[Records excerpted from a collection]

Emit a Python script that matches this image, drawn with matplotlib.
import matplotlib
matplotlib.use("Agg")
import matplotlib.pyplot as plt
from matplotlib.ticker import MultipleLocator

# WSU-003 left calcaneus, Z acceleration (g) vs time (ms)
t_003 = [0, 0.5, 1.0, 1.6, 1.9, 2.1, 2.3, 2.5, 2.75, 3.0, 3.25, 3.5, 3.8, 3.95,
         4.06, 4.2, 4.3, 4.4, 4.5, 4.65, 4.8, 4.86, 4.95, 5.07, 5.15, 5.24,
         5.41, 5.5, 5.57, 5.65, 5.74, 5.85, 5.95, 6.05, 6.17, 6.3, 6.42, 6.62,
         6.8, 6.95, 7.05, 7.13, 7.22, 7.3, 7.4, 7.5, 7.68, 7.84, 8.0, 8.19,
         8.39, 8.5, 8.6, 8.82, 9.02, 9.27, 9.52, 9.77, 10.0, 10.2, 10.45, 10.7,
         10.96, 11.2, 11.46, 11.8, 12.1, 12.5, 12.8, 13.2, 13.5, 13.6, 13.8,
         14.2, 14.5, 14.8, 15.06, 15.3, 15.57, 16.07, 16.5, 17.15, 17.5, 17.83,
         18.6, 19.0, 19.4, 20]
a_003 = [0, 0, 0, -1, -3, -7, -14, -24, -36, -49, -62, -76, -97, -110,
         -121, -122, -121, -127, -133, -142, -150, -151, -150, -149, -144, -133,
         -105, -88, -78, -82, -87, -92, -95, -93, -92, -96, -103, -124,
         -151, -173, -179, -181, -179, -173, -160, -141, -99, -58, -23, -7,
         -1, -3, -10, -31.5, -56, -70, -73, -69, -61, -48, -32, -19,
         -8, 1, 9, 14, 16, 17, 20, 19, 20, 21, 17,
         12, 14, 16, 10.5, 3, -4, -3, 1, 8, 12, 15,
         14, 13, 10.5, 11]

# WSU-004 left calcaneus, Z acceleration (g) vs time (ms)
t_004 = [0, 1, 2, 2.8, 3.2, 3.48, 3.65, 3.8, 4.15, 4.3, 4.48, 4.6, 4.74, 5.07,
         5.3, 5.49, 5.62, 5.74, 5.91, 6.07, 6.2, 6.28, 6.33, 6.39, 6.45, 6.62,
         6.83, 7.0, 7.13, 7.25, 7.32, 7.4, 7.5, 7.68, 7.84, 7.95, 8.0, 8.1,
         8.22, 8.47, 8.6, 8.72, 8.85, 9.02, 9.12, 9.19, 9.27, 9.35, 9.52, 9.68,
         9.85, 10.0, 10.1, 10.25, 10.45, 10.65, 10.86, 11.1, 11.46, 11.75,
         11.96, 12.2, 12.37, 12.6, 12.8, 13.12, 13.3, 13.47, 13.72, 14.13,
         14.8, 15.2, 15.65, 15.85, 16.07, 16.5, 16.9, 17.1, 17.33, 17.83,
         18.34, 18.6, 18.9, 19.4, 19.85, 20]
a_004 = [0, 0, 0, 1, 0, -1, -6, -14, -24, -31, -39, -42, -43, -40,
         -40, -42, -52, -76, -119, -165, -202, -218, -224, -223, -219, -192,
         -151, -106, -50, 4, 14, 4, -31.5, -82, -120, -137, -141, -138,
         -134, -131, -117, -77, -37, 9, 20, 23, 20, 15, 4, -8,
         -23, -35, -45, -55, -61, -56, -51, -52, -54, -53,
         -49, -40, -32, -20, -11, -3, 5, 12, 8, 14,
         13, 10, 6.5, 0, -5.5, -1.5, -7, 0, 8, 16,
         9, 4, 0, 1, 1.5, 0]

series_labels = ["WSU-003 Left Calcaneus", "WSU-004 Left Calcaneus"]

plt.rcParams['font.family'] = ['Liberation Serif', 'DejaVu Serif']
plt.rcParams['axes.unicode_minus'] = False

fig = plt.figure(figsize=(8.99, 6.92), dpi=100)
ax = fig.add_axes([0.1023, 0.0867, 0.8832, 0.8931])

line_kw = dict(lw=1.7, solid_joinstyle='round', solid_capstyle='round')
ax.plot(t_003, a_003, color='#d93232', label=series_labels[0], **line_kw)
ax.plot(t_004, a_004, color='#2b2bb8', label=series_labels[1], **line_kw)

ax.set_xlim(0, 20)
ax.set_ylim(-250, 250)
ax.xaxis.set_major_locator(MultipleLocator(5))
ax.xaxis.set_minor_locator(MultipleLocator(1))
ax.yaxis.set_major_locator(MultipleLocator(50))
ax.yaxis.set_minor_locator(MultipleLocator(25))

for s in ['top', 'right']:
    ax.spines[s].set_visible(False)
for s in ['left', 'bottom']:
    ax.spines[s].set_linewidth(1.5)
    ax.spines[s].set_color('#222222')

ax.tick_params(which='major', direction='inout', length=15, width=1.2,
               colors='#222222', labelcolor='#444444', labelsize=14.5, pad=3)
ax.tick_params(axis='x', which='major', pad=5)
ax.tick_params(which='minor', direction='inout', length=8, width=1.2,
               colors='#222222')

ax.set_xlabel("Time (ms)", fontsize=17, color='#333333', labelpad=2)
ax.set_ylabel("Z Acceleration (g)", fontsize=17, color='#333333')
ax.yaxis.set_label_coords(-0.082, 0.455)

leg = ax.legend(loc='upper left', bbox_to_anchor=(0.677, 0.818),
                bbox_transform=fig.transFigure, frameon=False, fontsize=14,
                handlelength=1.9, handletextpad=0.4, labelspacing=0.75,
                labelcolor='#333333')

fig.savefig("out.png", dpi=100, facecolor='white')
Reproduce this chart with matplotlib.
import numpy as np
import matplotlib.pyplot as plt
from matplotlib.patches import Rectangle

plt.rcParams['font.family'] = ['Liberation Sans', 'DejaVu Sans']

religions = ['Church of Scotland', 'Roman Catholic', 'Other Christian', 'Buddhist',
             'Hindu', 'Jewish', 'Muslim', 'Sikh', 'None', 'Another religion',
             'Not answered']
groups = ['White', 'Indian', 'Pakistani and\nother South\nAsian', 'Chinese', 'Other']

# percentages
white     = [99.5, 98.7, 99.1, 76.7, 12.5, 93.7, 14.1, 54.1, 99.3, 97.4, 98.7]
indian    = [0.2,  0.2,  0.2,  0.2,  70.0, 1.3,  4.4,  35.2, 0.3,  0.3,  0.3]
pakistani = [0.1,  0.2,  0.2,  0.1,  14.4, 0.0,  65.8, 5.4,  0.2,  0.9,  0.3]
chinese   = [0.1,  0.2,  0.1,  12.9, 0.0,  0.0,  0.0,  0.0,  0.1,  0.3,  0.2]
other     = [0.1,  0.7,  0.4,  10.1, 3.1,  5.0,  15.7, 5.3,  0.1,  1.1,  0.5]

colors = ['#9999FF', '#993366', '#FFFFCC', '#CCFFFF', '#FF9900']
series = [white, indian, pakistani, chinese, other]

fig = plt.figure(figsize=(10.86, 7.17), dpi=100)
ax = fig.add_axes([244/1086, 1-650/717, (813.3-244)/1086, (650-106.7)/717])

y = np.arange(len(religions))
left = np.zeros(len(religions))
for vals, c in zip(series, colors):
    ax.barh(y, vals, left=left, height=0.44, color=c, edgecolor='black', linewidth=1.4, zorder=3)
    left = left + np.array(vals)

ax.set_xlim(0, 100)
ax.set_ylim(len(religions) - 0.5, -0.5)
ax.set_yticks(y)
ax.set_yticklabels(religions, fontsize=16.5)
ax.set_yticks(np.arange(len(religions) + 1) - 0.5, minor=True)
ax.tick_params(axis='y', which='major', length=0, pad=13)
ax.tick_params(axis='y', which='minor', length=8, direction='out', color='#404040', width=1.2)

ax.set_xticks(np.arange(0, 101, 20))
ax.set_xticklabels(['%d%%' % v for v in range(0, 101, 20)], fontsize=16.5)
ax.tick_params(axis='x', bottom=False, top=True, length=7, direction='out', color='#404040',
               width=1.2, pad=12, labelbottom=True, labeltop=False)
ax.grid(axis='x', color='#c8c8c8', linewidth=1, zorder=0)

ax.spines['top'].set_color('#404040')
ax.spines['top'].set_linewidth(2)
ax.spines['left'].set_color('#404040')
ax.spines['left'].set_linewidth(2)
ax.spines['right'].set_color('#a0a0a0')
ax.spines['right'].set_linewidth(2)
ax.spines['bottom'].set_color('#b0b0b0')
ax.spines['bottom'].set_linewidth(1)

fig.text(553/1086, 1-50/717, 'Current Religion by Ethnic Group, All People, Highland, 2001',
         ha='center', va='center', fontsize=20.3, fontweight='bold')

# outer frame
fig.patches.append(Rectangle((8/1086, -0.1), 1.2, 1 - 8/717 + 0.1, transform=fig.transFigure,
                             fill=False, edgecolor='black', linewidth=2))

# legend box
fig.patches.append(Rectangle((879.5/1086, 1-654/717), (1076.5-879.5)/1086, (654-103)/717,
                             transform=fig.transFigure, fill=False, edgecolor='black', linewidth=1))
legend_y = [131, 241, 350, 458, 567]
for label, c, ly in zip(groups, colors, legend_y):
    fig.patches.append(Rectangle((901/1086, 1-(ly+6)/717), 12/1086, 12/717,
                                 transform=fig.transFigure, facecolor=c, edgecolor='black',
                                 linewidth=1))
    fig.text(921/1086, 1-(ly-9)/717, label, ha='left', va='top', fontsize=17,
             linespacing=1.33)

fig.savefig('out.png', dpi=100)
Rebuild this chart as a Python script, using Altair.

→ **Exercise instructions**
Set down, exactly and alone, the run of lines from the line that has "Reproduce this chart with matplotlib." to the line that has "plt.rcParams['font.family'] = ['Liberation Sans', 'DejaVu".

→ **Output of the task**
Reproduce this chart with matplotlib.
import numpy as np
import matplotlib.pyplot as plt
from matplotlib.patches import Rectangle

plt.rcParams['font.family'] = ['Liberation Sans', 'DejaVu Sans']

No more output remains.